Dr. Susanne Heim received a Ph.D. in political science at the Free University if Berlin and an M.A. in political science from the University of Hamburg. During her fellowship at the Museum, she was Deputy Research Director at the Max Planck Society, Presidential Commission. For her Charles H. Revson Foundation Fellowship for Archival Research, she conducted research for her project “The Forced Emigration of Jews from Germany, 1933-1941, and the International Refugee Policy.”

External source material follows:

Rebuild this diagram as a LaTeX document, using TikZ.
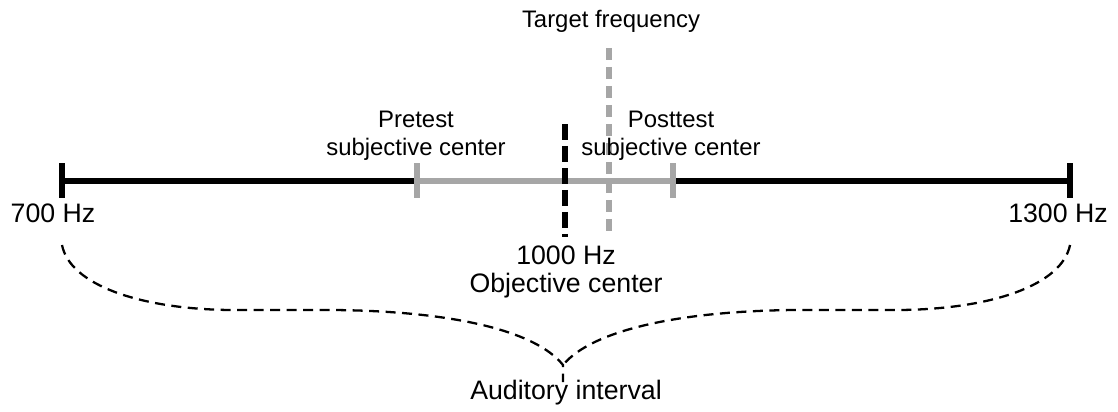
\documentclass[tikz,border=0pt]{standalone}
\usepackage{fontspec}
\setmainfont{Liberation Sans}
\definecolor{rangegray}{RGB}{166,166,166}
\newcommand{\upperlabel}{\fontsize{13.6}{15.4}\selectfont}
\newcommand{\lowerlabel}{\fontsize{15.2}{15.4}\selectfont}

\begin{document}
\begin{tikzpicture}[x=0.02cm, y=-0.02cm, every node/.style={align=center, font=\lowerlabel, inner sep=0pt, anchor=base},
        upper/.style={font=\upperlabel},
        mainLine/.style={line width=3pt},
        endTick/.style={line width=2.9pt},
        rangeLine/.style={rangegray, line width=3pt},
        objLine/.style={line width=3.1pt, dash pattern=on 0.32cm off 0.12cm},
        targetLine/.style={rangegray, line width=3pt, dash pattern=on 0.24cm off 0.14cm},
        braceLine/.style={line width=1.3pt, dash pattern=on 0.2cm off 0.13cm}]

        \useasboundingbox (0,0) rectangle (1118,412);

        % Points on the scale
        \coordinate (lowEnd) at (62,181);
        \coordinate (highEnd) at (1070,181);
        \coordinate (preCenter) at (417,181);
        \coordinate (postCenter) at (673,181);
        \coordinate (objTop) at (565,124);
        \coordinate (objBottom) at (565,237);
        \coordinate (targetTop) at (609,48);
        \coordinate (targetBottom) at (609,234);
        \coordinate (braceLeft) at (62,245);
        \coordinate (braceRight) at (1070,245);
        \coordinate (braceTip) at (563,365);
        \coordinate (braceFoot) at (563,382);

        % Scale
        \draw[mainLine] (lowEnd) -- (highEnd);
        \draw[endTick] (lowEnd) +(0,-18) -- +(0,17);
        \draw[endTick] (highEnd) +(0,-18) -- +(0,17);
        \draw[rangeLine] (preCenter) -- (postCenter);
        \draw[rangeLine] (preCenter) +(0,-18) -- +(0,17);
        \draw[rangeLine] (postCenter) +(0,-18) -- +(0,17);

        % Centers
        \draw[targetLine] (targetTop) -- (targetBottom);
        \draw[objLine] (objTop) -- (objBottom);

        % Labels
        \node (lowLabel) at (53,222) {700 Hz};
        \node (highLabel) at (1058,222) {1300 Hz};
        \node (objLabel) at (566,292) {1000 Hz\\Objective center};
        \node[upper] (preLabel) at (416,155) {Pretest\\subjective center};
        \node[upper] (postLabel) at (671,155) {Posttest\\subjective center};
        \node[upper] (targetLabel) at (611,28) {Target frequency};
        \node (intervalLabel) at (566,399) {Auditory interval};

        % Brace
        \draw[braceLine] (braceLeft) .. controls (70,285) and (140,309) .. (230,310) -- (333,310)
            .. controls (450,311) and (535,330) .. (braceTip) -- (braceFoot);
        \draw[braceLine] (braceRight) .. controls (1062,285) and (992,309) .. (900,310) -- (795,310)
            .. controls (680,311) and (592,330) .. (braceTip);

    \end{tikzpicture}
\end{document}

Dr. Heim has published extensively on the history of the Holocaust, exploring subjects such as German Jewish emigration from Nazi Germany, the confiscation of Jewish property during the Holocaust, the Klemperer diaries, Nazi technocrats as planners of the “Final Solution,” the Generalplan Ost and the Holocaust, and on German scientists and the Nazi quest for autarky in the eastern occupied territories. Her doctoral thesis focused on German economic and population policies in Nazi occupied Poland. Dr. Heim is co-author with Goetz Aly, 2002-2003 J.B. and Maurice C. Shapiro Senior Scholar-in-Residence at the Center for Advanced Holocaust Studies, United States Holocaust Memorial Museum, of Vordenker der Vernichtung: Auschwitz und die deutsche Plaene fuer eine neue europaeische Ordnung (Fischer, 1991), which was published in English as Architects of Annihilation: Auschwitz and the Logic of Destruction (Princeton University Press, 2003). Dr. Heim’s research has been supported by several major foundations and institutions including Yad Vashem and the Hans-Boeckler Foundation, which funded her work at the former Special Archive in Moscow.

Fellowship Research

During her tenure at the Museum, Dr. Heim researched and wrote about the history of international responses to Nazi emigration policy and forced expulsion of Jews. Dr. Heim discovered that the German policy of forced emigration initiated a chain reaction of “closed doors” in the potential countries of refuge. It was during the Nazi era that many countries defined immigration policies still operative today. She utilized the Museum’s collections of German administrative records on emigration, letters of Jewish emigrants, and files about the Rublee Committee, among other written documents. She also conducted oral histories with survivors who immigrated to the United States, and explored collections at the National Archives, U.S. Department of State, and records of the Intergovernmental Committee on refugee policy and other recently declassified documents.

Dr. Heim was in residence at the Mandel Center from January 1 to September 1, 2003.